As for the fate of the Lordstown factory, there’s still a chance GM might upgrade the facility to make one of its new models, as Youngstown residents we spoke with were quick to emphasize. (GM did not respond to multiple requests for comment for this story.) Or it’s possible that Lordstown Assembly will remain standing, but empty, a vast roadside reminder of a corporate elite’s doomed quest to cheapen labor by stripping the human need for skill, learning, independence, and purpose out of production, by reimagining people as machines.
To Tim O’Hara, GM’s recent Lordstown decision is bitterly ironic given that the plant is now—finally—”building the best quality car that we’ve probably ever built in the last 52 years.” He’s talking about the Cruze. Last year, Consumer Reports judged it the best compact car on the market, a title usually dominated by Toyota and Honda subcompacts. After a half-century of trying, Lordstown had finally broke the curse of the Vega.
Or had it?

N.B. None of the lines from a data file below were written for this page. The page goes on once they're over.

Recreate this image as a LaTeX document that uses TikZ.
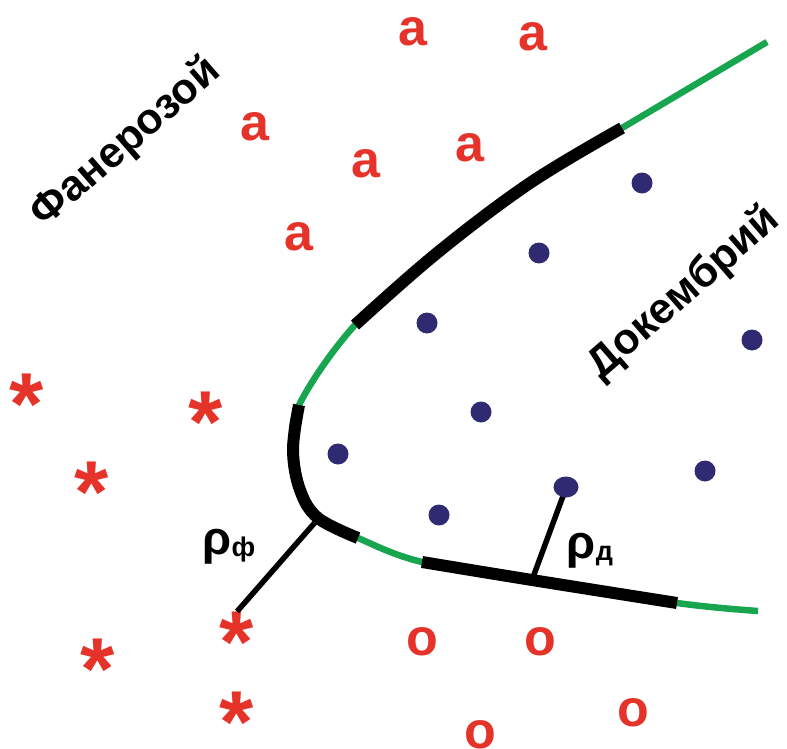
\documentclass[tikz,border=0pt]{standalone}
\usepackage{fontspec}
\setmainfont{Liberation Sans}
\usetikzlibrary{shapes.geometric}
\definecolor{mred}{HTML}{E5332A}
\definecolor{mgreen}{HTML}{17A550}
\definecolor{mnavy}{HTML}{2F2A72}

\begin{document}
\begin{tikzpicture}[x=1pt,y=-1pt,
  sym/.style={text=mred,font=\fontsize{52}{52}\selectfont\bfseries,inner sep=0pt},
  star/.style={text=mred,font=\fontsize{88}{88}\selectfont\bfseries,inner sep=0pt,yshift=-12pt},
  dot/.style={circle,fill=mnavy,minimum size=21pt,inner sep=0pt},
  era/.style={font=\fontsize{43}{43}\selectfont\bfseries,rotate=41},
  rho/.style={font=\fontsize{47}{47}\selectfont\bfseries,inner sep=0pt},
  young/.style={mgreen,line width=6.5pt},
  old/.style={black,line width=12pt},
  rad/.style={black,line width=5.5pt}
]
\useasboundingbox (0,0) rectangle (787,749);
% boundary curve: green, with black stretches on top
\draw[young] plot[smooth,tension=0.6] coordinates {(767,42) (622,128) (530,183)
  (437,253) (355,325) (299,405) (293,450) (300,490) (318,518) (358,538)
  (422,562) (532,580) (677,603) (758,611)};
\draw[old] plot[smooth,tension=0.6] coordinates {(622,128) (530,183) (437,253) (355,325)};
\draw[old] plot[smooth,tension=0.6] coordinates {(299,405) (293,450) (300,490) (318,518) (358,538)};
\draw[old] plot[smooth,tension=0.6] coordinates {(422,562) (532,580) (677,603)};
\coordinate (pf) at (318,519);
\coordinate (pd) at (532,580);

\node[era] (phan) at (126,143) {Фанерозой};
\node[era] (prec) at (684,293) {Докембрий};

\node[sym] (a1) at (413,32) {a}; \node[sym] (a2) at (533,37) {a};
\node[sym] (a3) at (255,127) {a}; \node[sym] (a4) at (366,164) {a};
\node[sym] (a5) at (470,148) {a}; \node[sym] (a6) at (299,237) {a};

\node[star] (s1) at (27,392) {*}; \node[star] (s2) at (206,410) {*};
\node[star] (s3) at (92,480) {*}; \node[star] (s4) at (237,630) {*};
\node[star] (s5) at (98,657) {*}; \node[star] (s6) at (237,710) {*};

\node[sym] (o1) at (422,642) {o}; \node[sym] (o2) at (540,642) {o};
\node[sym] (o3) at (633,713) {o}; \node[sym] (o4) at (480,735) {o};

\draw[rad] (pf) -- (s4.north);
\draw[rad] (pd) -- (566,488);

\node[dot] (d1) at (642,183) {}; \node[dot] (d2) at (539,253) {};
\node[dot] (d3) at (427,323) {}; \node[dot] (d4) at (752,340) {};
\node[dot] (d5) at (481,412) {}; \node[dot] (d6) at (338,454) {};
\node[dot] (d7) at (705,471) {}; \node[dot] (d8) at (439,515) {};
\node[ellipse,fill=mnavy,minimum width=25pt,minimum height=21pt,inner sep=0pt]
  (d9) at (566,487) {};

\node[rho] (rf) at (229,547) {ρ\raisebox{-2pt}{\fontsize{27}{27}\selectfont ф}};
\node[rho] (rd) at (590,551) {ρ\raisebox{-2pt}{\fontsize{27}{27}\selectfont д}};
\end{tikzpicture}
\end{document}
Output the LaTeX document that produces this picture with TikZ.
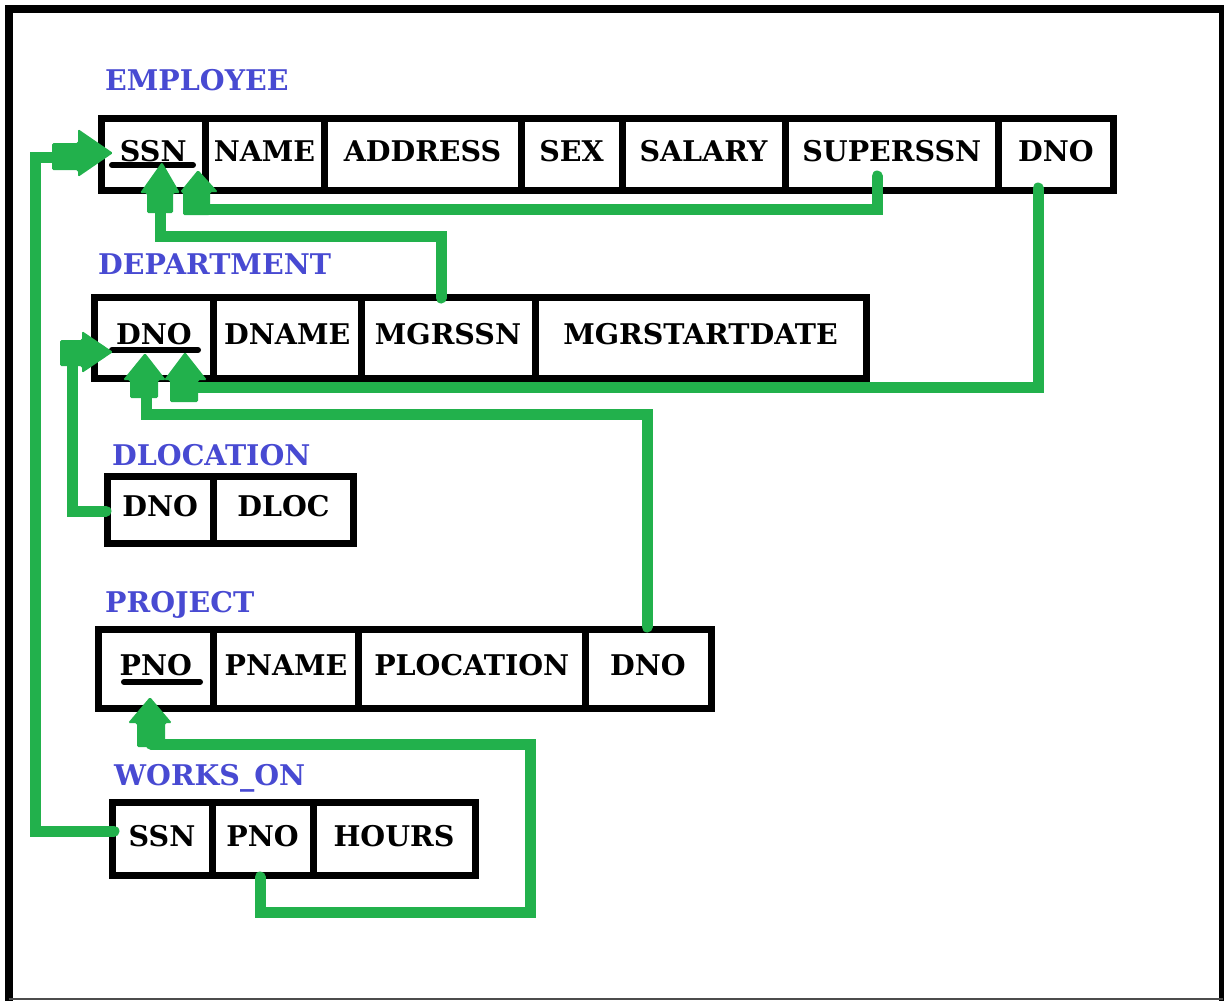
\documentclass[tikz,border=0pt]{standalone}
\usepackage{fontspec}
\setmainfont{DejaVu Serif}
\definecolor{grn}{RGB}{34,177,76}
\definecolor{ttl}{RGB}{72,74,210}
\tikzset{
  cell/.style={draw=black, line width=7pt, inner sep=0pt, text depth=7pt,
    font=\fontsize{28.5}{32}\selectfont\bfseries},
  ttlstyle/.style={text=ttl, inner sep=0pt, anchor=base west,
    font=\fontsize{28.5}{32}\selectfont\bfseries},
  uline/.style={line width=6pt, line cap=round, black},
  link/.style={draw=grn, line width=11pt, line cap=round, line join=miter},
  blk/.style={fill=grn, rounded corners=1.5pt}
}
\newcommand\mkcell[6]{%
  \node[cell, minimum width={(#3-#2)*1pt}, minimum height={(#5-#4)*1pt}]
    (#1) at ({(#2+#3)/2},{(#4+#5)/2}) {#6};}
\begin{document}
\begin{tikzpicture}[x=1pt,y=-1pt]
\useasboundingbox (0,0) rectangle (1224,1001);
% frame
\draw[line width=8pt] (9,1001) -- (9,9) -- (1223,9) -- (1223,1001);
\draw[line width=2pt, black!70] (9,999) -- (1223,999);

% titles
\node[ttlstyle] (temp) at (105,90) {EMPLOYEE};
\node[ttlstyle] (tdep) at (98,274) {DEPARTMENT};
\node[ttlstyle] (tdl) at (112,465) {DLOCATION};
\node[ttlstyle] (tpr) at (105,612) {PROJECT};
\node[ttlstyle] (twk) at (114,785) {WORKS\_ON};

% EMPLOYEE
\mkcell{essn}{101.5}{205}{118.5}{190}{SSN}
\mkcell{ename}{205}{324}{118.5}{190}{NAME}
\mkcell{eaddr}{324}{521}{118.5}{190}{ADDRESS}
\mkcell{esex}{521}{622}{118.5}{190}{SEX}
\mkcell{esal}{622}{785}{118.5}{190}{SALARY}
\mkcell{esup}{785}{998.5}{118.5}{190}{SUPERSSN}
\mkcell{edno}{998.5}{1113.5}{118.5}{190}{DNO}
% DEPARTMENT
\mkcell{ddno}{94.5}{213.5}{297}{378}{DNO}
\mkcell{dname}{213.5}{361}{297}{378}{DNAME}
\mkcell{dmgr}{361}{535}{297}{378}{MGRSSN}
\mkcell{dmsd}{535}{866}{297}{378}{MGRSTARTDATE}
% DLOCATION
\mkcell{ldno}{107}{213.5}{476}{543}{DNO}
\mkcell{lloc}{213.5}{353.5}{476}{543}{DLOC}
% PROJECT
\mkcell{ppno}{98}{213.5}{629}{708.5}{PNO}
\mkcell{pname}{213.5}{358.5}{629}{708.5}{PNAME}
\mkcell{ploc}{358.5}{585}{629}{708.5}{PLOCATION}
\mkcell{pdno}{585}{711}{629}{708.5}{DNO}
% WORKS_ON
\mkcell{wssn}{112}{212}{802.5}{875.5}{SSN}
\mkcell{wpno}{212}{313}{802.5}{875.5}{PNO}
\mkcell{whrs}{313}{475}{802.5}{875.5}{HOURS}

% underlines of keys
\draw[uline] (112,165) -- (193,165);
\draw[uline] (112,350) -- (198,350);
\draw[uline] (124,682) -- (200,682);

% connector end points
\coordinate (a1s) at (114,831);
\coordinate (a1e) at (55,157);
\coordinate (a2s) at (877,176);
\coordinate (a2e) at (197,209);
\coordinate (a3s) at (441,298);
\coordinate (a3e) at (160,212);
\coordinate (a4s) at (1038,188);
\coordinate (a4e) at (195,387);
\coordinate (a5s) at (647,627);
\coordinate (a5e) at (146,397);
\coordinate (a6s) at (106,511);
\coordinate (a6e) at (72,350);
\coordinate (a7s) at (260,877);
\coordinate (a7e) at (151,744);

% connectors
\draw[link] (a1s) -- (a1s -| 35,0) -- (35,157) -- (a1e);
\draw[link] (a2s) -- (a2s |- a2e) -- (a2e);
\draw[link] (a3s) -- (441,236) -- (160,236) -- (a3e);
\draw[link] (a4s) -- (a4s |- a4e) -- (a4e);
\draw[link] (a5s) -- (647,414) -- (146,414) -- (a5e);
\draw[link] (a6s) -- (72,511) -- (a6e);
\draw[link] (a7s) -- (260,912) -- (530,912) -- (530,744) -- (a7e);

% block arrow heads
\fill[blk] (113,153) -- (78,129) -- (78,143) -- (52,143) -- (52,170) -- (78,170) -- (78,177) -- cycle;
\fill[blk] (198,170) -- (218,192) -- (210,192) -- (210,215) -- (183,215) -- (183,192) -- (180,192) -- cycle;
\fill[blk] (162,162) -- (180,193) -- (173,193) -- (173,213) -- (147,213) -- (147,193) -- (140,193) -- cycle;
\fill[blk] (185,352) -- (207,380) -- (198,380) -- (198,402) -- (170,402) -- (170,380) -- (164,380) -- cycle;
\fill[blk] (145,353) -- (166,380) -- (158,380) -- (158,398) -- (130,398) -- (130,380) -- (123,380) -- cycle;
\fill[blk] (113,352) -- (82,331) -- (82,340) -- (60,340) -- (60,366) -- (82,366) -- (82,373) -- cycle;
\fill[blk] (150,697) -- (172,723) -- (165,723) -- (165,747) -- (137,747) -- (137,723) -- (128,723) -- cycle;
\end{tikzpicture}
\end{document}
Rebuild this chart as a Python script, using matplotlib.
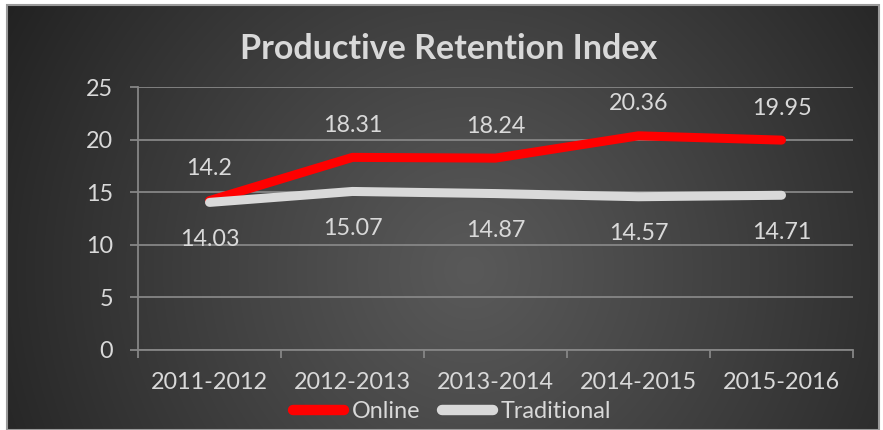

Last year, GM sold nearly a third fewer Cruzes than it did in 2014. It could be that GM has simply grown too dependent on marketing to red-state consumers who vastly prefer its trucks, at the expense of reaching small-car consumers. But Kenneth Picklesimer still looks back to the early 1970s for the original sin of GM’s small-car quality. “I think the perception goes back to the Vega,” he says.
Picklesimer retired in 2015. The timing was good: his last 12 years at Lordstown were his best. At last liberated from spring-bolting, he was assigned to a new job coordinating with engineers to design parts and plan production for the Cruze and its predecessors.
It was a long-desired break from decades of repetition. But the work meant more to Picklesimer than that. “I loved it. It gave me the chance to learn, to teach other people. I was able to make changes and give input on…the Cruze, to make them better cars that are easier to assemble,” he says. “We could make a difference that way.”